I am a gearhead, and my interest lies mostly with pc hardware. I know enough networking to be dangerous to myself and others, so I rely on real world results. What I can see and use, is my benchmark. I replaced an ASUS RT-AC 68P(U) so that is my latest basis for comparison. I live in a tri-level house, with the router being on the middle level (ground), and users mainly in the home theatre (lowest, basement level) and upper levels including the bedrooms (technically 4th level since basements aren't usually counted). With the ASUS I had to resort to running range extenders and old routers configured as access points. Those are now no longer necessary.

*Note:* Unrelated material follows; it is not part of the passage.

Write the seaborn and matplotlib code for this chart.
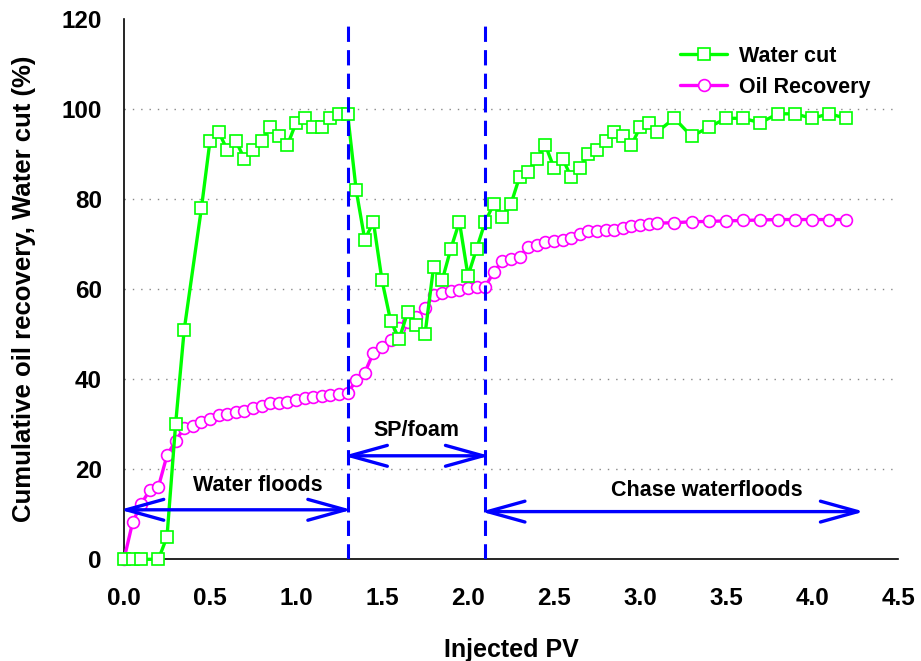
import numpy as np
import pandas as pd
import matplotlib
matplotlib.use("Agg")
import matplotlib.pyplot as plt
import matplotlib.transforms as mtransforms
import seaborn as sns

# ---- data ----
pv_wc = [0.0, 0.05, 0.10, 0.20, 0.25, 0.30, 0.35, 0.45, 0.50, 0.55, 0.60, 0.65, 0.70,
         0.75, 0.80, 0.85, 0.90, 0.95, 1.00, 1.05, 1.10, 1.15, 1.20, 1.25, 1.30,
         1.35, 1.40, 1.45, 1.50, 1.55, 1.60, 1.65, 1.70, 1.75, 1.80, 1.85, 1.90,
         1.95, 2.00, 2.05, 2.10, 2.15, 2.20, 2.25, 2.30, 2.35, 2.40, 2.45, 2.50,
         2.55, 2.60, 2.65, 2.70, 2.75, 2.80, 2.85, 2.90, 2.95, 3.00, 3.05, 3.10,
         3.20, 3.30, 3.40, 3.50, 3.60, 3.70, 3.80, 3.90, 4.00, 4.10, 4.20]
water_cut = [0, 0, 0, 0, 5, 30, 51, 78, 93, 95, 91, 93, 89, 91, 93, 96, 94, 92, 97, 98,
             96, 96, 98, 99, 99,
             82, 71, 75, 62, 53, 49, 55, 52, 50, 65, 62, 69, 75, 63, 69, 75, 79, 76,
             79, 85, 86, 89, 92, 87, 89, 85, 87, 90, 91, 93, 95, 94, 92, 96, 97, 95,
             98, 94, 96, 98, 98, 97, 99, 99, 98, 99, 98]

pv_oil = [0.0, 0.05, 0.10, 0.15, 0.20, 0.25, 0.30, 0.35, 0.40, 0.45, 0.50, 0.55, 0.60,
          0.65, 0.70, 0.75, 0.80, 0.85, 0.90, 0.95, 1.00, 1.05, 1.10, 1.15, 1.20,
          1.25, 1.30, 1.35, 1.40, 1.45, 1.50, 1.55, 1.60, 1.65, 1.70, 1.75, 1.80,
          1.85, 1.90, 1.95, 2.00, 2.05, 2.10, 2.15, 2.20, 2.25, 2.30, 2.35, 2.40,
          2.45, 2.50, 2.55, 2.60, 2.65, 2.70, 2.75, 2.80, 2.85, 2.90, 2.95, 3.00,
          3.05, 3.10, 3.20, 3.30, 3.40, 3.50, 3.60, 3.70, 3.80, 3.90, 4.00, 4.10, 4.20]
oil_recovery = [0, 8.2, 12.3, 15.4, 16.1, 23.1, 26.3, 29.2, 29.7, 30.6, 31.1, 32.1, 32.3,
                32.7, 33.0, 33.7, 34.1, 34.8, 34.8, 35.0, 35.3, 35.8, 36.1, 36.4, 36.5,
                36.7, 36.9,
                39.8, 41.5, 45.9, 47.2, 48.7, 51.3, 52.8, 53.8, 55.8, 58.7, 59.1, 59.6,
                59.8, 60.2, 60.4, 60.6,
                63.8, 66.3, 66.7, 67.2, 69.5, 69.9, 70.4, 70.7, 71.0, 71.5, 72.2, 73.0,
                73.0, 73.2, 73.2, 73.7, 74.1, 74.3, 74.4, 74.7,
                74.8, 75.0, 75.1, 75.2, 75.3, 75.4, 75.5, 75.5, 75.5, 75.5, 75.5]

phase_bounds = [1.3, 2.1]
phase_labels = ["Water floods", "SP/foam", "Chase waterfloods"]
phase_spans = [(0.0, 1.3), (1.3, 2.1), (2.1, 4.28)]
series_names = ["Water cut", "Oil Recovery"]
x_ticks = [0.0, 0.5, 1.0, 1.5, 2.0, 2.5, 3.0, 3.5, 4.0, 4.5]
y_ticks = [0, 20, 40, 60, 80, 100, 120]

df_wc = pd.DataFrame({"pv": pv_wc, "val": water_cut})
df_oil = pd.DataFrame({"pv": pv_oil, "val": oil_recovery})

# ---- style ----
sns.set_theme(style="white")
plt.rcParams["font.family"] = ["Liberation Sans", "DejaVu Sans"]
plt.rcParams["font.weight"] = "bold"
plt.rcParams["text.color"] = "black"
plt.rcParams["axes.labelcolor"] = "black"
plt.rcParams["xtick.color"] = "black"
plt.rcParams["ytick.color"] = "black"

GREEN = "#00FF00"
MAGENTA = "#FF00FF"
BLUE = "#0000FF"

fig = plt.figure(figsize=(9.21, 6.61), dpi=100)
ax = fig.add_axes([124 / 921, 1 - 559.3 / 661, (898 - 124) / 921, (559.3 - 19.3) / 661])

sns.lineplot(data=df_oil, x="pv", y="val", ax=ax, color=MAGENTA, lw=2.4,
             marker="o", markersize=8.5, markerfacecolor="white",
             markeredgecolor=MAGENTA, markeredgewidth=1.2, label=series_names[1],
             zorder=3, clip_on=False)
sns.lineplot(data=df_wc, x="pv", y="val", ax=ax, color=GREEN, lw=2.4,
             marker="s", markersize=9.2, markerfacecolor="white",
             markeredgecolor=GREEN, markeredgewidth=1.2, label=series_names[0],
             zorder=4, clip_on=False)

ax.set_xlim(0, 4.5)
ax.set_ylim(0, 120)
ax.set_xticks(x_ticks)
ax.set_xticklabels([f"{t:.1f}" for t in x_ticks])
ax.set_yticks(y_ticks)
ax.set_yticklabels([str(t) for t in y_ticks])

for s in ["top", "right"]:
    ax.spines[s].set_visible(False)
for s in ["left", "bottom"]:
    ax.spines[s].set_color("black")
    ax.spines[s].set_linewidth(1.2)

ax.tick_params(axis="both", which="major", direction="out", length=5, width=1,
               color="black", labelcolor="black", labelsize=17.5)
ax.tick_params(axis="y", pad=11)
ax.tick_params(axis="x", pad=15)
for lab in ax.get_xticklabels() + ax.get_yticklabels():
    lab.set_fontweight("bold")

# dotted grid
for y in y_ticks[1:-1]:
    ax.axhline(y, color="#888888", lw=1.0, ls=(0, (1, 5)), zorder=0)

ax.set_xlabel("Injected PV", fontsize=18, fontweight="bold", labelpad=20, color="black")
ax.set_ylabel("Cumulative oil recovery, Water cut (%)", fontsize=18.5,
              fontweight="bold", labelpad=18, color="black")

# phase boundaries
for xb in phase_bounds:
    ax.axvline(xb, ymin=0, ymax=1.0, color=BLUE, lw=2.2, ls=(0, (5, 2.7)), zorder=5)

# arrows and labels (arrow tips nudged outward by a few pixels to touch the boundaries)
left_tr = ax.transData + mtransforms.ScaledTranslation(-4 / 100, 0, fig.dpi_scale_trans)
right_tr = ax.transData + mtransforms.ScaledTranslation(4 / 100, 0, fig.dpi_scale_trans)
arrow_y = [11, 23, 10.6]
text_pos = [(0.78, 16.5), (1.70, 28.7), (3.39, 15.3)]
for (x0, x1), ay, lab, (tx, ty) in zip(phase_spans, arrow_y, phase_labels, text_pos):
    ax.annotate("", xy=(x1, ay), xytext=(x0, ay), xycoords=right_tr, textcoords=left_tr,
                arrowprops=dict(arrowstyle="<->,head_length=27,head_width=7.5",
                                mutation_scale=1, color=BLUE, lw=2.4,
                                shrinkA=0, shrinkB=0), zorder=6)
    ax.text(tx, ty, lab, ha="center", va="center", fontsize=15.5,
            fontweight="bold", color="black")

# legend (Water cut first)
handles, labels = ax.get_legend_handles_labels()
order = [labels.index(series_names[0]), labels.index(series_names[1])]
leg = ax.legend([handles[i] for i in order], [labels[i] for i in order],
                loc="upper left", bbox_to_anchor=(680 / 921, 1 - 46 / 661),
                bbox_transform=fig.transFigure, frameon=False,
                prop={"size": 15.5, "weight": "bold"}, handlelength=2.2,
                handletextpad=0.55, labelspacing=0.45, borderpad=0, borderaxespad=0)
for t in leg.get_texts():
    t.set_color("black")

fig.savefig("out.png", dpi=100)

I read the SNB review on the r8500 several times, and while Greek to me in most parts, I did comprehend there should be no appreciable increase in range. My experience has been contrary. Taking a conservative WASG (Wild A** Scientific Guess) I am seeing about a 25% increase in range. This would be a diagonal upward distance (think 7 o'clock to 2 o'clock) of about 90ish feet through 2 flights of stairs, 4 walls and assorted ductwork, wiring and plumbing. It is sitting in a not ideal location on a glass shelf under a LCD TV next to a Blu Ray player, surrounded by the cable modem DTV receiver and DTV cable modem.

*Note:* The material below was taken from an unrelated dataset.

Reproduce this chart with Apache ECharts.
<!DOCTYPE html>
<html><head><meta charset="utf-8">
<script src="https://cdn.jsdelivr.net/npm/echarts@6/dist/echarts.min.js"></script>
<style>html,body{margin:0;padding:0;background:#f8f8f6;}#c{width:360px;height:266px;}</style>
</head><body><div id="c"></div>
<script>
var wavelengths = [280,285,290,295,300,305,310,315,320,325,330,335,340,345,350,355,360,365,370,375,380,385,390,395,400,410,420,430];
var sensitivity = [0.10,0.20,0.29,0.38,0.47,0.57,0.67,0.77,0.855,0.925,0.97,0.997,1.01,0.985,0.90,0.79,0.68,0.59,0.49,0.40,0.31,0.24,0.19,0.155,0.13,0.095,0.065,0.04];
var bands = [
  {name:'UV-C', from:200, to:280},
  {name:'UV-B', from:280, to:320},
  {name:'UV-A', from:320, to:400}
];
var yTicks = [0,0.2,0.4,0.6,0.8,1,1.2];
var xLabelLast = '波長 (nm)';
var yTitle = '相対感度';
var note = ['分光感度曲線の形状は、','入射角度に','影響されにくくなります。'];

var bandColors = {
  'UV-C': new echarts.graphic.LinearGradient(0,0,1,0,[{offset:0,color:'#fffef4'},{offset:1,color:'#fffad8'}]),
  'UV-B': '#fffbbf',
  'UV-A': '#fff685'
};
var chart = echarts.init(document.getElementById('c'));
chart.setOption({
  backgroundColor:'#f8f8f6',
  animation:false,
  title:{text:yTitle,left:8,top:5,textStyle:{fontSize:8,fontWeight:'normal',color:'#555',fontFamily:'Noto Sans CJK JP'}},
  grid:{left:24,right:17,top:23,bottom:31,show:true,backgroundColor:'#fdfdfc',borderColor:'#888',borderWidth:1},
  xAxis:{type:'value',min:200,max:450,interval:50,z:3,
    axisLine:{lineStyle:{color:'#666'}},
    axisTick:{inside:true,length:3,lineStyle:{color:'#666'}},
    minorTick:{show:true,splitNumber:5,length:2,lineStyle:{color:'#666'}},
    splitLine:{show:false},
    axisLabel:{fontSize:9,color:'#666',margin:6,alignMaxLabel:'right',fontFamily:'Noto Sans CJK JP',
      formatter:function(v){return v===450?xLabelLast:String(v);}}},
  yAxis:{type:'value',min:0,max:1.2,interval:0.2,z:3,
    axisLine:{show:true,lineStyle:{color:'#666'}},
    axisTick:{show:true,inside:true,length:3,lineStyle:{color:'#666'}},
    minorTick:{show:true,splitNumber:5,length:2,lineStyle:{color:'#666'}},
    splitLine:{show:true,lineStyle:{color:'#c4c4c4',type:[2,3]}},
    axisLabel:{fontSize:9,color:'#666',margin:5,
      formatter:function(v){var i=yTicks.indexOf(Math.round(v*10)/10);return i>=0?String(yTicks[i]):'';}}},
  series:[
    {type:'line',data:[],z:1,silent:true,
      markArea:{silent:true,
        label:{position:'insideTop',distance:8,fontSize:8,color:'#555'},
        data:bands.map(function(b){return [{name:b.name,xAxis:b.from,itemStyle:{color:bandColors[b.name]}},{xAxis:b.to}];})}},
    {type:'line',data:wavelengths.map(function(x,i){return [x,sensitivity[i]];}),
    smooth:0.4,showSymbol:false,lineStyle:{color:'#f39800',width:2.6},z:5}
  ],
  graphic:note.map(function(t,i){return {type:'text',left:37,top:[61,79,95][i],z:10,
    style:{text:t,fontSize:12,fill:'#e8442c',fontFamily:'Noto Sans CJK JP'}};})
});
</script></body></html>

I am a gamer, so the capstone for the above mentioned test parameters was a 40 man world boss raid in World of Warcraft with maxed out settings on video (SLI GTX 980 cards), so there was a lot of data being pushed in both directions, compression and all. WoW has a built in meter for signal delay (lag) measured in milliseconds. Additionally it is color coded to monitor at a glance (Green, Yellow, Red). At the peak I was seeing 12 to 14 ms lag, with a frame rate of 96fps on IPV6. IPV4 yielded similar results at 22 to 24 ms lag with 82 fps. For reference, it is considered good to be under 300ms lag at an average fps of 60ish. I am on Time Warner Road Runner cable, with their 50MBps plan. I am on a neighborhood loop that has at least 5 homes attached, but Ookla gives me ping ratings to my Chicago game server relay of 62 to 66MBps on average.
This was with stock out of the box router settings with no QoS or metering, with the latest Netgear firmware, with simultaneous access of mobile devices and Pay For View streaming on the 2.4GHz band. My gaming PC is connected via lan 1 (no switch, not aggregated) and the 5GHz-1 band. There are currently no NAS/USB devices attached.
It is expensive, but appears to be the solution I needed. I did manage to get a pre Christmas sale price of $350 at the local Best Buy (price matched with New Egg and Amazon). Hope this sheds some perspective on the discussions. It may not be the solution for everyone, but it delivers for me currently. Time will tell.